LeBron though. What can you even say? According to ESPN, LeBron James just completed his 2nd best playoff series in his career by field goal percentage. He hit 62.2% of his shots from the floor. He averaged 26 points, 8.5 rebounds (including 2.2 offensive per game!), and 6.8 assists...with 2 steals and a block per game. His turnover numbers are down because he has delivered on his promise to stick to the team's game plan. He's been bad from the FT line, but he's also not getting nearly as many calls as he rightly should be getting. He's a freight train.

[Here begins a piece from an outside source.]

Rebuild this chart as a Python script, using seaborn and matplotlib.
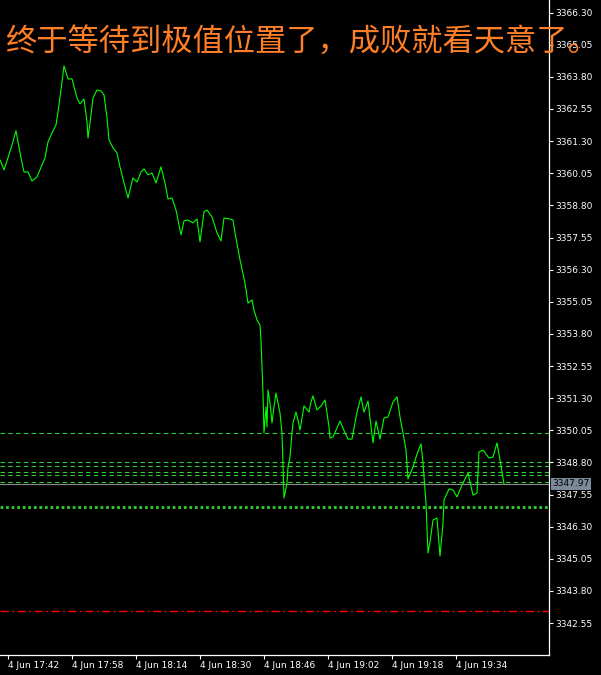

Wait a minute. What am I doing? I'm telling you that LeBron James is great at basketball? You've heard that before. You know this. I'm finding it very hard to make a point and stick to it here because it's damn near impossible to stay objective. The Cavs are playing great, I'm enjoying every minute of it. The next few days are going to be intense. I want to know who's next but I want the WCF to go 7 games to maximize wear-and-tear. I want the Cavaliers' current success to be drilled into the heads of the opponents. I want the Cavs to be a team of destiny. I want the Cavs to win.
I can't stay objective. This is big.
One last thing. Can we talk about Channing Frye? This guy has been unbelievable. He makes every shot, he plays great help defense, and his postgame presser in the Atlanta series was the best postgame interview I've seen in ages. He even wagged the finger at Biz.
This team is just a lot of fun right now. They're playing hard, they're playing fast, they're playing fun. For as fun as it was to watch Biyombo blow up this series - and make himself an extra $10 million per year this summer - it was equally fun to watch the Cavs go wild for each other when the team got hot. Whether it was the bench getting up when the starters hit big shots or it was the starters going nuts when the bench went on a run, these guys are loving it.
Last clip I'm going to pull is of the end of the 1st quarter. Try to figure out how to defend this set.
If Derozan steps in front and cuts off the drive, Frye has already lost Patterson and is drifting to an open spot where Irving starts the play. JR Smith has 8 feet between himself and Carroll after the switch. Irving is fading to the corner as Cory Joseph tracks him. Love is in the top corner on the play-side where his defender has to stay tight. If any of those players leave their current spot, there's an open 3. Hell, there's at least one (Frye) and the Raptors didn't play bad defense here. Patterson didn't commit to getting in the lane because he didn't want to leave Frye for three. He left him anyway because he was in no man's land.
The Cavaliers have a lot of ways to beat opponents. The next two weeks should be a lot of fun.